▽
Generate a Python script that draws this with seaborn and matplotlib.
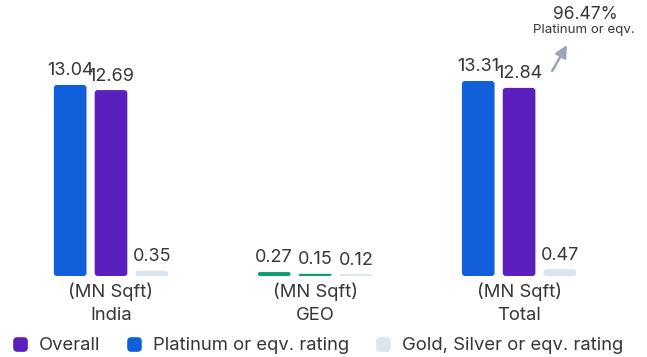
import numpy as np
import pandas as pd
import matplotlib
matplotlib.use("Agg")
import matplotlib.pyplot as plt
import seaborn as sns
from matplotlib.patches import FancyBboxPatch
from matplotlib.lines import Line2D
from matplotlib.path import Path

# Green building area by region (MN Sqft)
groups = ["India", "GEO", "Total"]
overall = [13.04, 0.27, 13.31]
platinum = [12.69, 0.15, 12.84]
gold_silver = [0.35, 0.12, 0.47]
unit_label = "(MN Sqft)"
legend_labels = ["Overall", "Platinum or eqv. rating", "Gold, Silver or eqv. rating"]
share_value = "96.47%"
share_caption = "Platinum or eqv."

BLUE = "#115FDA"
PURPLE = "#5B1FBE"
LIGHT = "#DCE5EF"
GREEN = "#0F9D6E"
TEXT = "#363636"
ARROW = "#9AA6B8"

df = pd.DataFrame({
    "group": groups * 3,
    "series": ["overall"] * 3 + ["platinum"] * 3 + ["gold"] * 3,
    "value": overall + platinum + gold_silver,
})

sns.set_theme(style="white")
plt.rcParams["font.family"] = ["Inter", "DejaVu Sans"]

W, H = 647, 357
fig = plt.figure(figsize=(W / 100, H / 100), dpi=100)
ax = fig.add_axes([0, 0, 1, 1])

sns.barplot(data=df, x="group", y="value", hue="series", order=groups,
            hue_order=["overall", "platinum", "gold"],
            palette=[BLUE, PURPLE, LIGHT], saturation=1,
            width=0.6, gap=0.2, legend=False, ax=ax)

ax.set_xlim(-0.544, 2.627)
ax.set_ylim(-5.53, 18.84)
ax.axis("off")

# value labels above each bar
for cont in ax.containers:
    ax.bar_label(cont, fmt="%.2f", padding=4, fontsize=13, color=TEXT)

# swap plain rectangles for rounded ones
xpp = (ax.get_xlim()[1] - ax.get_xlim()[0]) / W
ypp = (ax.get_ylim()[1] - ax.get_ylim()[0]) / H
for p in list(ax.patches):
    x, y, w, h = p.get_x(), p.get_y(), p.get_width(), p.get_height()
    color = p.get_facecolor()
    cx = x + w / 2
    g = int(round(cx))
    slot = int(round((cx - g) / 0.2)) + 1
    if g == 1 and slot in (0, 1):
        color = GREEN
    r_px = min(3.0, h / ypp / 2)
    fb = FancyBboxPatch((x, y), w, h,
                        boxstyle=f"round,pad=0,rounding_size={r_px * xpp}",
                        mutation_aspect=ypp / xpp, fc=color, ec="none")
    p.remove()
    ax.add_patch(fb)

# category labels under each group
for i, g in enumerate(groups):
    ax.text(i, -1.09, unit_label, ha="center", va="center", fontsize=13.3, color=TEXT)
    ax.text(i, -2.73, g, ha="center", va="center", fontsize=13.3, color=TEXT)

# platinum share callout
ax.annotate("", xy=(2.235, 15.77), xytext=(2.162, 13.99),
            arrowprops=dict(arrowstyle="-|>,head_length=0.6,head_width=0.3",
                            color=ARROW, lw=1.8, shrinkA=0, shrinkB=0))
ax.text(2.324, 17.82, share_value, ha="center", va="center", fontsize=12.5, color=TEXT)
ax.text(2.319, 16.79, share_caption, ha="center", va="center", fontsize=9.6, color=TEXT)

# rounded square legend markers
r = 0.25
verts = [(-0.5 + r, -0.5), (0.5 - r, -0.5), (0.5, -0.5), (0.5, -0.5 + r),
         (0.5, 0.5 - r), (0.5, 0.5), (0.5 - r, 0.5), (-0.5 + r, 0.5),
         (-0.5, 0.5), (-0.5, 0.5 - r), (-0.5, -0.5 + r), (-0.5, -0.5),
         (-0.5 + r, -0.5)]
codes = [Path.MOVETO, Path.LINETO, Path.CURVE3, Path.CURVE3, Path.LINETO,
         Path.CURVE3, Path.CURVE3, Path.LINETO, Path.CURVE3, Path.CURVE3,
         Path.LINETO, Path.CURVE3, Path.CURVE3]
rsq = Path(verts, codes)
handles = [Line2D([], [], ls="none", marker=rsq, markersize=9.5, color=c)
           for c in (PURPLE, BLUE, LIGHT)]
fig.legend(handles, legend_labels, loc="center", bbox_to_anchor=(0.492, 0.031),
           ncol=3, frameon=False, fontsize=13.3, handlelength=0.7,
           handletextpad=0.65, columnspacing=1.5, labelcolor=TEXT,
           borderpad=0, borderaxespad=0)

fig.savefig("out.png", dpi=100)
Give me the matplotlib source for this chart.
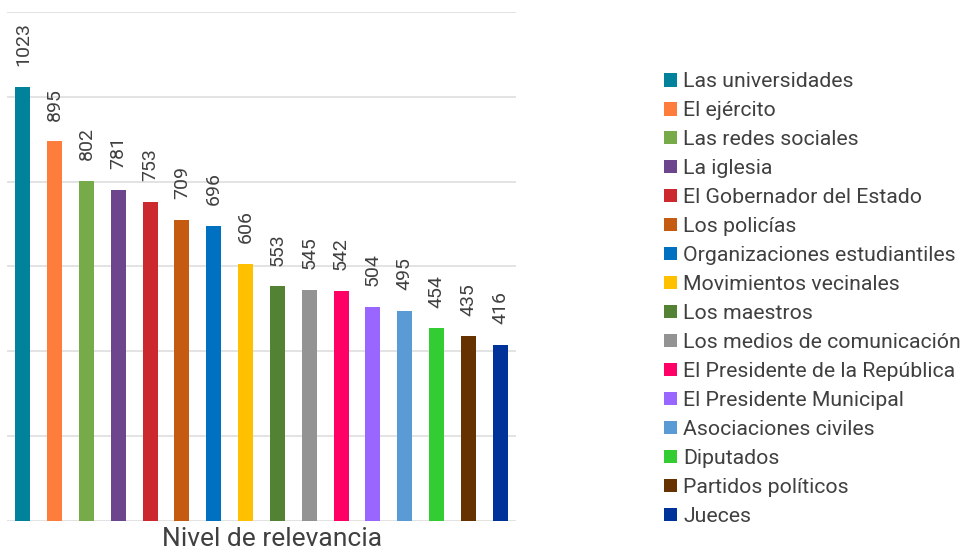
△
*DIRECTIVE*
Each line of the data is to be duplicated exactly; pictures stay out of the copy.

*COMPLETE RESPONSE*
Generate a Python script that draws this with seaborn and matplotlib.
import numpy as np
import pandas as pd
import matplotlib
matplotlib.use("Agg")
import matplotlib.pyplot as plt
import seaborn as sns
from matplotlib.patches import FancyBboxPatch
from matplotlib.lines import Line2D
from matplotlib.path import Path

# Green building area by region (MN Sqft)
groups = ["India", "GEO", "Total"]
overall = [13.04, 0.27, 13.31]
platinum = [12.69, 0.15, 12.84]
gold_silver = [0.35, 0.12, 0.47]
unit_label = "(MN Sqft)"
legend_labels = ["Overall", "Platinum or eqv. rating", "Gold, Silver or eqv. rating"]
share_value = "96.47%"
share_caption = "Platinum or eqv."

BLUE = "#115FDA"
PURPLE = "#5B1FBE"
LIGHT = "#DCE5EF"
GREEN = "#0F9D6E"
TEXT = "#363636"
ARROW = "#9AA6B8"

df = pd.DataFrame({
    "group": groups * 3,
    "series": ["overall"] * 3 + ["platinum"] * 3 + ["gold"] * 3,
    "value": overall + platinum + gold_silver,
})

sns.set_theme(style="white")
plt.rcParams["font.family"] = ["Inter", "DejaVu Sans"]

W, H = 647, 357
fig = plt.figure(figsize=(W / 100, H / 100), dpi=100)
ax = fig.add_axes([0, 0, 1, 1])

sns.barplot(data=df, x="group", y="value", hue="series", order=groups,
            hue_order=["overall", "platinum", "gold"],
            palette=[BLUE, PURPLE, LIGHT], saturation=1,
            width=0.6, gap=0.2, legend=False, ax=ax)

ax.set_xlim(-0.544, 2.627)
ax.set_ylim(-5.53, 18.84)
ax.axis("off")

# value labels above each bar
for cont in ax.containers:
    ax.bar_label(cont, fmt="%.2f", padding=4, fontsize=13, color=TEXT)

# swap plain rectangles for rounded ones
xpp = (ax.get_xlim()[1] - ax.get_xlim()[0]) / W
ypp = (ax.get_ylim()[1] - ax.get_ylim()[0]) / H
for p in list(ax.patches):
    x, y, w, h = p.get_x(), p.get_y(), p.get_width(), p.get_height()
    color = p.get_facecolor()
    cx = x + w / 2
    g = int(round(cx))
    slot = int(round((cx - g) / 0.2)) + 1
    if g == 1 and slot in (0, 1):
        color = GREEN
    r_px = min(3.0, h / ypp / 2)
    fb = FancyBboxPatch((x, y), w, h,
                        boxstyle=f"round,pad=0,rounding_size={r_px * xpp}",
                        mutation_aspect=ypp / xpp, fc=color, ec="none")
    p.remove()
    ax.add_patch(fb)

# category labels under each group
for i, g in enumerate(groups):
    ax.text(i, -1.09, unit_label, ha="center", va="center", fontsize=13.3, color=TEXT)
    ax.text(i, -2.73, g, ha="center", va="center", fontsize=13.3, color=TEXT)

# platinum share callout
ax.annotate("", xy=(2.235, 15.77), xytext=(2.162, 13.99),
            arrowprops=dict(arrowstyle="-|>,head_length=0.6,head_width=0.3",
                            color=ARROW, lw=1.8, shrinkA=0, shrinkB=0))
ax.text(2.324, 17.82, share_value, ha="center", va="center", fontsize=12.5, color=TEXT)
ax.text(2.319, 16.79, share_caption, ha="center", va="center", fontsize=9.6, color=TEXT)

# rounded square legend markers
r = 0.25
verts = [(-0.5 + r, -0.5), (0.5 - r, -0.5), (0.5, -0.5), (0.5, -0.5 + r),
         (0.5, 0.5 - r), (0.5, 0.5), (0.5 - r, 0.5), (-0.5 + r, 0.5),
         (-0.5, 0.5), (-0.5, 0.5 - r), (-0.5, -0.5 + r), (-0.5, -0.5),
         (-0.5 + r, -0.5)]
codes = [Path.MOVETO, Path.LINETO, Path.CURVE3, Path.CURVE3, Path.LINETO,
         Path.CURVE3, Path.CURVE3, Path.LINETO, Path.CURVE3, Path.CURVE3,
         Path.LINETO, Path.CURVE3, Path.CURVE3]
rsq = Path(verts, codes)
handles = [Line2D([], [], ls="none", marker=rsq, markersize=9.5, color=c)
           for c in (PURPLE, BLUE, LIGHT)]
fig.legend(handles, legend_labels, loc="center", bbox_to_anchor=(0.492, 0.031),
           ncol=3, frameon=False, fontsize=13.3, handlelength=0.7,
           handletextpad=0.65, columnspacing=1.5, labelcolor=TEXT,
           borderpad=0, borderaxespad=0)

fig.savefig("out.png", dpi=100)
Give me the matplotlib source for this chart.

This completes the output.